Set problem => Drop every picture, then transcribe the remaining data exactly.

>> start Recorded information

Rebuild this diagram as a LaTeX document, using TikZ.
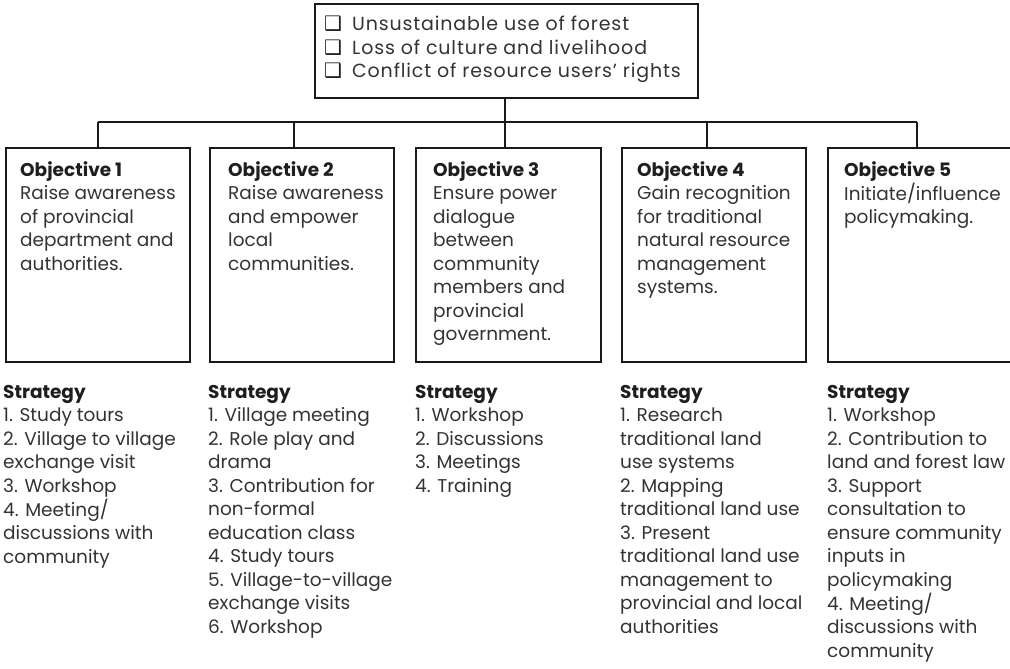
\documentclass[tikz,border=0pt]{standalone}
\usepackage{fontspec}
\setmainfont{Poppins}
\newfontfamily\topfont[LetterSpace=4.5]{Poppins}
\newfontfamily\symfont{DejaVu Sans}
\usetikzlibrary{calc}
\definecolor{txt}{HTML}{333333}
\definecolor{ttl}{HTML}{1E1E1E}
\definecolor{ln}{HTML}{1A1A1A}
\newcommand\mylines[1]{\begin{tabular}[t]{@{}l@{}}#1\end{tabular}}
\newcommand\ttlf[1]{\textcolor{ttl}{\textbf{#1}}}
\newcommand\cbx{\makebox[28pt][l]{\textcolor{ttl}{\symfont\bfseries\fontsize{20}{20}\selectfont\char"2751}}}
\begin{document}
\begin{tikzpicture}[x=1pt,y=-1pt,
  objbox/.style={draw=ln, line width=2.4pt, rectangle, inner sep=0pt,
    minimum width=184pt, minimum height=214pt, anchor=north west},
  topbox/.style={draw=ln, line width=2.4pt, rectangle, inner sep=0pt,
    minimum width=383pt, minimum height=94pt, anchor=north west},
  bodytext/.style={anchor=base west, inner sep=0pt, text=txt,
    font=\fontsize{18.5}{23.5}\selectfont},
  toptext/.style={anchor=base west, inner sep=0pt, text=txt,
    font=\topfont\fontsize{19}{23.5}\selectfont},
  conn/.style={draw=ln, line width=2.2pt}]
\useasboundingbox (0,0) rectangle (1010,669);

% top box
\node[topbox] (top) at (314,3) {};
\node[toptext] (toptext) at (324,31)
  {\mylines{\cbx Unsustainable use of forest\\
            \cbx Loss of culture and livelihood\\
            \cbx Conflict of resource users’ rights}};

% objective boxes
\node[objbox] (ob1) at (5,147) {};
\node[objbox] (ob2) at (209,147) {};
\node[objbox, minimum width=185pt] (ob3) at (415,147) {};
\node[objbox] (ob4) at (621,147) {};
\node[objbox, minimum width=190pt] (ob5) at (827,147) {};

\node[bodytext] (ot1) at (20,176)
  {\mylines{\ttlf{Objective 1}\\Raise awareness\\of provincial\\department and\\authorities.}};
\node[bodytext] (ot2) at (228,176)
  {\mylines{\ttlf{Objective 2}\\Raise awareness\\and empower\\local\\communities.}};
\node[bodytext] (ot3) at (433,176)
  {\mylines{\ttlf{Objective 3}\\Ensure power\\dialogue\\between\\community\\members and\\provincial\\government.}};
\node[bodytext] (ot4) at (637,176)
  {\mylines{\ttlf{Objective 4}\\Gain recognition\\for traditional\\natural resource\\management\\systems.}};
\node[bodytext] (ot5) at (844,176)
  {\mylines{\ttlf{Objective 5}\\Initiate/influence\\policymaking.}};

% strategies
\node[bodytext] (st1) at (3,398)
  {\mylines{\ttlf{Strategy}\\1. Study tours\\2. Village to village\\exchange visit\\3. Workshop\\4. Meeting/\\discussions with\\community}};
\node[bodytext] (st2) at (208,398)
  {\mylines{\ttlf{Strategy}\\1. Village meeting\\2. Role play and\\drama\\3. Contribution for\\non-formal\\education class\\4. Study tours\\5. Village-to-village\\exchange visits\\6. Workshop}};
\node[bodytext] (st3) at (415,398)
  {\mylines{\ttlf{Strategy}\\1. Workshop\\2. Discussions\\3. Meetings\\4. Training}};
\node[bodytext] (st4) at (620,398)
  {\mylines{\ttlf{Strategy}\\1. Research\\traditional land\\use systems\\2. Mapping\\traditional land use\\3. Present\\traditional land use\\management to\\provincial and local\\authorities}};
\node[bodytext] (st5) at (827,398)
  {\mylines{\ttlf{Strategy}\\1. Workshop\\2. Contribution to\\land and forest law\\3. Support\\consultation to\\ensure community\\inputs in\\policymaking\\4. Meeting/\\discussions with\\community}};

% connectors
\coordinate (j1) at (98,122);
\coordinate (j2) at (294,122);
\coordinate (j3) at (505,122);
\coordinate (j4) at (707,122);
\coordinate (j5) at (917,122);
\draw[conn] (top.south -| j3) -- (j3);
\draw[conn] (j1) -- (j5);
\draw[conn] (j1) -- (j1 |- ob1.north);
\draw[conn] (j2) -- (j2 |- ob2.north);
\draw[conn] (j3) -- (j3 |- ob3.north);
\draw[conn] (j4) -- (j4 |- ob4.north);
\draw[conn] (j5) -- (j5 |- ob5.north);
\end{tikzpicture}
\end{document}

>> end Recorded information

Result for this exercise =>
Rebuild this diagram as a LaTeX document, using TikZ.
\documentclass[tikz,border=0pt]{standalone}
\usepackage{fontspec}
\setmainfont{Poppins}
\newfontfamily\topfont[LetterSpace=4.5]{Poppins}
\newfontfamily\symfont{DejaVu Sans}
\usetikzlibrary{calc}
\definecolor{txt}{HTML}{333333}
\definecolor{ttl}{HTML}{1E1E1E}
\definecolor{ln}{HTML}{1A1A1A}
\newcommand\mylines[1]{\begin{tabular}[t]{@{}l@{}}#1\end{tabular}}
\newcommand\ttlf[1]{\textcolor{ttl}{\textbf{#1}}}
\newcommand\cbx{\makebox[28pt][l]{\textcolor{ttl}{\symfont\bfseries\fontsize{20}{20}\selectfont\char"2751}}}
\begin{document}
\begin{tikzpicture}[x=1pt,y=-1pt,
  objbox/.style={draw=ln, line width=2.4pt, rectangle, inner sep=0pt,
    minimum width=184pt, minimum height=214pt, anchor=north west},
  topbox/.style={draw=ln, line width=2.4pt, rectangle, inner sep=0pt,
    minimum width=383pt, minimum height=94pt, anchor=north west},
  bodytext/.style={anchor=base west, inner sep=0pt, text=txt,
    font=\fontsize{18.5}{23.5}\selectfont},
  toptext/.style={anchor=base west, inner sep=0pt, text=txt,
    font=\topfont\fontsize{19}{23.5}\selectfont},
  conn/.style={draw=ln, line width=2.2pt}]
\useasboundingbox (0,0) rectangle (1010,669);

% top box
\node[topbox] (top) at (314,3) {};
\node[toptext] (toptext) at (324,31)
  {\mylines{\cbx Unsustainable use of forest\\
            \cbx Loss of culture and livelihood\\
            \cbx Conflict of resource users’ rights}};

% objective boxes
\node[objbox] (ob1) at (5,147) {};
\node[objbox] (ob2) at (209,147) {};
\node[objbox, minimum width=185pt] (ob3) at (415,147) {};
\node[objbox] (ob4) at (621,147) {};
\node[objbox, minimum width=190pt] (ob5) at (827,147) {};

\node[bodytext] (ot1) at (20,176)
  {\mylines{\ttlf{Objective 1}\\Raise awareness\\of provincial\\department and\\authorities.}};
\node[bodytext] (ot2) at (228,176)
  {\mylines{\ttlf{Objective 2}\\Raise awareness\\and empower\\local\\communities.}};
\node[bodytext] (ot3) at (433,176)
  {\mylines{\ttlf{Objective 3}\\Ensure power\\dialogue\\between\\community\\members and\\provincial\\government.}};
\node[bodytext] (ot4) at (637,176)
  {\mylines{\ttlf{Objective 4}\\Gain recognition\\for traditional\\natural resource\\management\\systems.}};
\node[bodytext] (ot5) at (844,176)
  {\mylines{\ttlf{Objective 5}\\Initiate/influence\\policymaking.}};

% strategies
\node[bodytext] (st1) at (3,398)
  {\mylines{\ttlf{Strategy}\\1. Study tours\\2. Village to village\\exchange visit\\3. Workshop\\4. Meeting/\\discussions with\\community}};
\node[bodytext] (st2) at (208,398)
  {\mylines{\ttlf{Strategy}\\1. Village meeting\\2. Role play and\\drama\\3. Contribution for\\non-formal\\education class\\4. Study tours\\5. Village-to-village\\exchange visits\\6. Workshop}};
\node[bodytext] (st3) at (415,398)
  {\mylines{\ttlf{Strategy}\\1. Workshop\\2. Discussions\\3. Meetings\\4. Training}};
\node[bodytext] (st4) at (620,398)
  {\mylines{\ttlf{Strategy}\\1. Research\\traditional land\\use systems\\2. Mapping\\traditional land use\\3. Present\\traditional land use\\management to\\provincial and local\\authorities}};
\node[bodytext] (st5) at (827,398)
  {\mylines{\ttlf{Strategy}\\1. Workshop\\2. Contribution to\\land and forest law\\3. Support\\consultation to\\ensure community\\inputs in\\policymaking\\4. Meeting/\\discussions with\\community}};

% connectors
\coordinate (j1) at (98,122);
\coordinate (j2) at (294,122);
\coordinate (j3) at (505,122);
\coordinate (j4) at (707,122);
\coordinate (j5) at (917,122);
\draw[conn] (top.south -| j3) -- (j3);
\draw[conn] (j1) -- (j5);
\draw[conn] (j1) -- (j1 |- ob1.north);
\draw[conn] (j2) -- (j2 |- ob2.north);
\draw[conn] (j3) -- (j3 |- ob3.north);
\draw[conn] (j4) -- (j4 |- ob4.north);
\draw[conn] (j5) -- (j5 |- ob5.north);
\end{tikzpicture}
\end{document}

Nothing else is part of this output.